Despite the fact that there must have been a coterie of Murray-Sawant voters in the last election, the mayor and the council member come from very different political backgrounds and temperaments. Murray is a pro-business, mainstream, incrementalist, progressive Democrat. Sawant comes from a party that admires Leon Trotsky.
It Sawant were a Christian conservative fundamentalist, we would be pulling out the Bible to see which crazy passages she believes in. I will leave it to you to read the tracts of Marx, Lenin and Trotsky. But if you scan the website of her movement, Socialist Alternative, you will find that the core beliefs are a combination of things many progressives agree on ($15-hour wage, more public assistance, more taxes on the wealthy, pro-union) and stuff that should worry Seattle Democrats.
For one thing, Sawant’s party considers Democrats to be as bad or worse than Republicans. Ok, standard lefty stuff. But they also argue for nationalizing the nation's Fortune 500 companies, which includes the likes of Boeing, Microsoft, PACCAR, Starbucks, Nordstrom, Weyerhaeuser and Expediters International. They believe in global, worldwide Marxist revolution and putting an end to capitalism — not as we know it, but altogether. In other words, Sawant's socialism is the antithesis of Seattle's — let alone the nation's — power structure, and thus the pillars of the local economy. The hearts of Seattle's lefties might be with Sawant, but their paychecks are from Amazon.

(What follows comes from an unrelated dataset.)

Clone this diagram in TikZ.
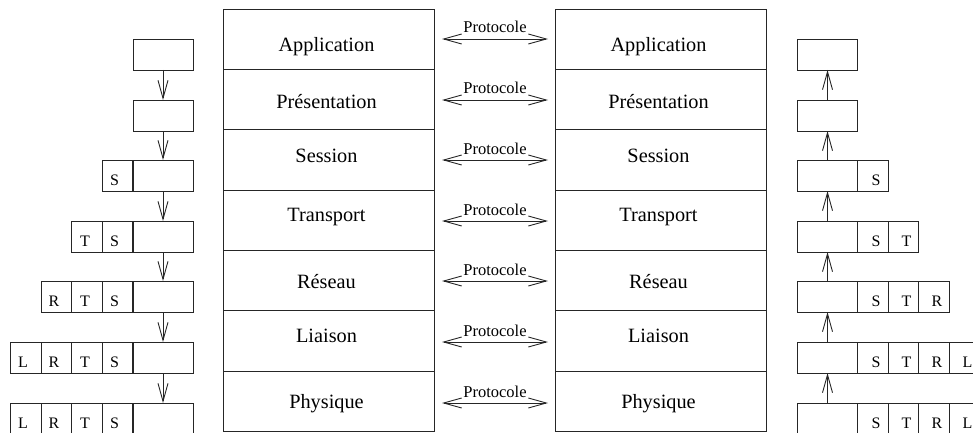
\documentclass[tikz,border=0pt]{standalone}
\usepackage{fontspec}
\setmainfont{Liberation Serif}
\usetikzlibrary{arrows.meta}
\begin{document}
\begin{tikzpicture}[x=1pt,y=-1pt,
  frame/.style={draw=black!85, line width=0.9pt, rectangle, inner sep=0pt, outer sep=0pt},
  layer/.style={frame, minimum width=211pt, minimum height=60.36pt},
  pdubox/.style={frame, minimum width=60pt, minimum height=31pt},
  hdrbox/.style={frame, minimum width=30.5pt, minimum height=31pt},
  layertext/.style={font=\fontsize{20.3}{24}\selectfont, anchor=base, inner sep=0pt},
  hdrtext/.style={font=\fontsize{16}{18}\selectfont, anchor=base, inner sep=0pt},
  prototext/.style={font=\fontsize{16.5}{18}\selectfont, anchor=base, inner sep=0pt},
  barbtip/.tip={Straight Barb[length=18pt,width=10pt]},
  barb/.style={draw=black!85, line width=0.9pt, -barbtip},
  proto/.style={draw=black!85, line width=0.9pt, barbtip-barbtip},
]
\useasboundingbox (0,0) rectangle (973,433);
\clip (0,0) rectangle (973,433);

% the two seven-layer stacks
\foreach \name/\base [count=\k] in {Application/52, Présentation/108, Session/162,
    Transport/221, Réseau/288, Liaison/342, Physique/408} {
  \node[layer] (sa\k) at (328.5, {9+60.36*(\k-0.5)}) {};
  \node[layer] (sb\k) at (660.5, {9+60.36*(\k-0.5)}) {};
  \node[layertext] (ta\k) at (326.5, \base) {\name};
  \node[layertext] (tb\k) at (658.5, \base) {\name};
}

% peer protocols between matching layers
\foreach \t [count=\i] in {39,100,160,221,281,342,403} {
  \coordinate (pl\i) at (442, \t);
  \coordinate (pr\i) at (548, \t);
  \draw[proto] (pl\i) -- (pr\i);
  \node[prototext] (pt\i) at (495, \t-6) {Protocole};
}

% data units with their headers, sending side (left) and receiving side (right)
\foreach \t [count=\i] in {39,100,160,221,281,342,403} {
  \node[pdubox] (lm\i) at (163, \t+15.5) {};
  \node[pdubox] (rm\i) at (827.5, \t+15.5) {};
  \ifnum\i>2
    \node[hdrbox] (ls\i) at (117.5, \t+15.5) {};
    \node[hdrtext] at ([xshift=-3pt,yshift=6pt]ls\i.south) {S};
    \node[hdrbox] (rs\i) at (873, \t+15.5) {};
    \node[hdrtext] at ([xshift=3pt,yshift=6pt]rs\i.south) {S};
  \fi
  \ifnum\i>3
    \node[hdrbox] (lt\i) at (87, \t+15.5) {};
    \node[hdrtext] at ([xshift=-2pt,yshift=6pt]lt\i.south) {T};
    \node[hdrbox] (rt\i) at (903.5, \t+15.5) {};
    \node[hdrtext] at ([xshift=3pt,yshift=6pt]rt\i.south) {T};
  \fi
  \ifnum\i>4
    \node[hdrbox] (lr\i) at (56.5, \t+15.5) {};
    \node[hdrtext] at ([xshift=-2.5pt,yshift=6pt]lr\i.south) {R};
    \node[hdrbox] (rr\i) at (934, \t+15.5) {};
    \node[hdrtext] at ([xshift=3pt,yshift=6pt]rr\i.south) {R};
  \fi
  \ifnum\i>5
    \node[hdrbox] (ll\i) at (26, \t+15.5) {};
    \node[hdrtext] at ([xshift=-3pt,yshift=6pt]ll\i.south) {L};
    \node[hdrbox] (rl\i) at (964.5, \t+15.5) {};
    \node[hdrtext] at ([xshift=3pt,yshift=6pt]rl\i.south) {L};
  \fi
}

% encapsulation goes down, decapsulation goes up
\foreach \i in {1,...,6} {
  \pgfmathtruncatemacro\j{\i+1}
  \draw[barb] (lm\i.south) -- (lm\j.north);
  \draw[barb] (rm\j.north) -- (rm\i.south);
}
\end{tikzpicture}
\end{document}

If you voted against McGinn because he was too radical, Sawant is in another league. McGinn complained about the elites, but he wasn't seizing control of Microsoft or Boeing and turning them over to workers' collectives. Many voted for Sawant precisely because she wouldn't wind up in charge, but would play the role of spark plug and lefty conscience. That means conflict.
Seattle's Democrats and Socialists can get along, but only so far. Their ideas of pragmatism will inevitably diverge. Sawant will need to mobilize the masses. Murray will need to steer a progressive middle course that delivers what Democratic Seattle wants without seizing the assets of the business community that funds it.
The stakes over who is most effective at getting things done, and who controls the urge to under-reach and over-reach, is important. Murray is the mayor of the whole city; Sawant is one council member. The upcoming struggle is starting to be framed as a battle between two politicians and the different world views they represent.
The left is notorious for schisms, circular firing squads and infighting. Hey, I went to Evergreen so I know. It would be a shame if Seattle politics devolved into that. Especially since the chance of getting things done is really ripe if Democrats and Socialists work together. But inevitably, sparks will fly in a two-party town. And once again we have one.